Through his pale and transcendent paintings, Luc Tuymans explores history and memory through strategic methods of visual composition. By cropping, framing, and isolating his scenes, Tuymans is actively re-invigorating the traditional act of painting. The present lot, Exhibit #2, 2002, belongs to Tuyman’s Exhibit series originally comprised of five works. The pictorial imagery found in this serial group is based upon an exhibit seen by Tuymans at the Museum of Natural History in Tokyo; the dioramas seen there depict primates in various stages of sexual reproduction. These scenes were documented by Tuymans with Polaroids and then reproduced in paint.
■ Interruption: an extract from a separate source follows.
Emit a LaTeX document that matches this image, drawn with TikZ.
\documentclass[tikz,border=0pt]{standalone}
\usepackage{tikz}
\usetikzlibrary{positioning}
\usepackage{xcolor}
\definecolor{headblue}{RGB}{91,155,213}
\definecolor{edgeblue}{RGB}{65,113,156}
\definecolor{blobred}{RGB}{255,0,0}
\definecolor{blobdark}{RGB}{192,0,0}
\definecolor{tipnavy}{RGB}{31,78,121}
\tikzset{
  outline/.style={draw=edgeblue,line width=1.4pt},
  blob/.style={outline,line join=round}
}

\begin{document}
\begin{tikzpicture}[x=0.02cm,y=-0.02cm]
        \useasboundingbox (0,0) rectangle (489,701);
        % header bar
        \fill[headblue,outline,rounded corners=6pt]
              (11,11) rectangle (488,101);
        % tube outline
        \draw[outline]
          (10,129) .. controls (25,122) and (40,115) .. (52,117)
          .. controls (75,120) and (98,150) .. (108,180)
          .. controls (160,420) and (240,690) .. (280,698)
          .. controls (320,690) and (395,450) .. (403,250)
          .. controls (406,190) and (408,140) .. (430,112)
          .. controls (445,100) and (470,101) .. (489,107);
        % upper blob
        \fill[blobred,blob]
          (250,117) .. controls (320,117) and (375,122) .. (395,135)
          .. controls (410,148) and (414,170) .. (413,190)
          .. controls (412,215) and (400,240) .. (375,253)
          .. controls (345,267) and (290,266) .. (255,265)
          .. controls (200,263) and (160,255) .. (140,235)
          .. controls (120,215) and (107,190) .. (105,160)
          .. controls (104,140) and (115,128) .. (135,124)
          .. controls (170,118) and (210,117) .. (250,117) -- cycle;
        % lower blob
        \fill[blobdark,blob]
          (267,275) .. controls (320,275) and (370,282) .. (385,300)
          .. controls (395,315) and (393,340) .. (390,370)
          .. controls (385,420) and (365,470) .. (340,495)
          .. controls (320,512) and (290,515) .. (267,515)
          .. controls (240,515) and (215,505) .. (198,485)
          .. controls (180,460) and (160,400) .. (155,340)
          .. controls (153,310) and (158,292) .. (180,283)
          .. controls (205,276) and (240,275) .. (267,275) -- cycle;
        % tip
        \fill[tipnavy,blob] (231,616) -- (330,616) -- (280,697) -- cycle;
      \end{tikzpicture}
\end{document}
Exhibit #2, 2002 has been rendered in matte, pale tones, mimicking the deadening light that shone upon the taxidermy ape within the museum setting. The muted greys, lavenders, greens and coral gives the illusion of an under exposed photograph or one visually faded by age and the bleaching effects of light. This frozen moment of a primate, taxidermied and stuffed, photographed and painted, has been depicted in a sexual exploit, one naturally inherit to the development and natural pattern of life and instinct.
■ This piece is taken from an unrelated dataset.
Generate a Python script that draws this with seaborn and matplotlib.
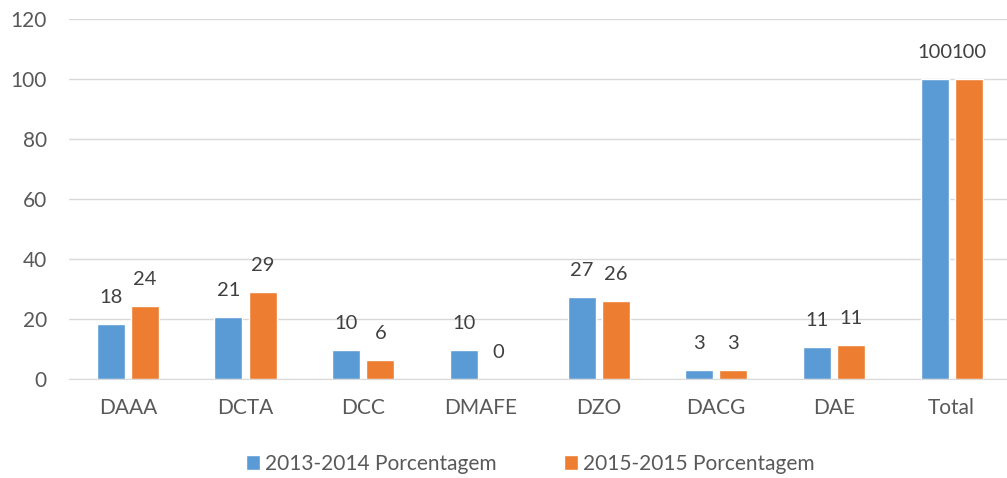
import pandas as pd
import matplotlib.pyplot as plt
import seaborn as sns

departamentos = ['DAAA', 'DCTA', 'DCC', 'DMAFE', 'DZO', 'DACG', 'DAE', 'Total']
pct_2013_2014 = [18.4, 20.8, 9.6, 9.6, 27.3, 3.05, 10.7, 100]
pct_2015_2015 = [24.3, 29.1, 6.2, 0, 25.9, 3.0, 11.2, 100]
series = ['2013-2014 Porcentagem', '2015-2015 Porcentagem']

df = pd.DataFrame({
    'departamento': departamentos * 2,
    'valor': pct_2013_2014 + pct_2015_2015,
    'serie': [series[0]] * len(departamentos) + [series[1]] * len(departamentos),
})

sns.set_style('white')
plt.rcParams['font.family'] = ['Lato', 'DejaVu Sans']

fig = plt.figure(figsize=(10.07, 4.78), dpi=100)
ax = fig.add_axes([0.0685, 0.207, 0.935, 0.753])

sns.barplot(data=df, x='departamento', y='valor', hue='serie',
            palette=['#5B9BD5', '#ED7D31'], width=0.58, gap=0.18,
            saturation=1, ax=ax, zorder=3)

for cont in ax.containers:
    ax.bar_label(cont, fmt='{:.0f}', padding=13, fontsize=14.5, color='#404040')

ax.set_ylim(0, 120)
ax.set_yticks(range(0, 121, 20))
ax.set_xlim(-0.5, len(departamentos) - 0.5)
ax.grid(axis='y', color='#D9D9D9', linewidth=1, zorder=0)
ax.set_xlabel('')
ax.set_ylabel('')
for s in ['top', 'right', 'left']:
    ax.spines[s].set_visible(False)
ax.spines['bottom'].set_color('#D9D9D9')
ax.tick_params(axis='both', length=0, labelsize=15, colors='#595959')
ax.tick_params(axis='x', pad=14)
ax.tick_params(axis='y', pad=16)

ax.legend(loc='upper center', bbox_to_anchor=(0.49, -0.155), ncol=2, frameon=False,
          fontsize=15, labelcolor='#595959', handlelength=0.7, handleheight=0.7,
          handletextpad=0.25, columnspacing=3.2)

fig.savefig('out.png', dpi=100)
Tuymans explains that “when I thought about trying to paint the sexual act for example, I came to the conclusion that it was impossible to depict, because it is timeless. It is a timeless repetition.” (Luc Tuymans in J. Vicente Aliaga, “Interview,” Luc Tuymans, London, 2007, p. 22) This “timeless repetition” implicates the entire concept of representation and its perceived falsities on many levels: from nature to museum display to photograph to painting. By exploring this chain of transmission, Tuymans removes the natural specimen as far as possible from its “original” state in nature and creatively re-appropriates it for this provocative and powerful work.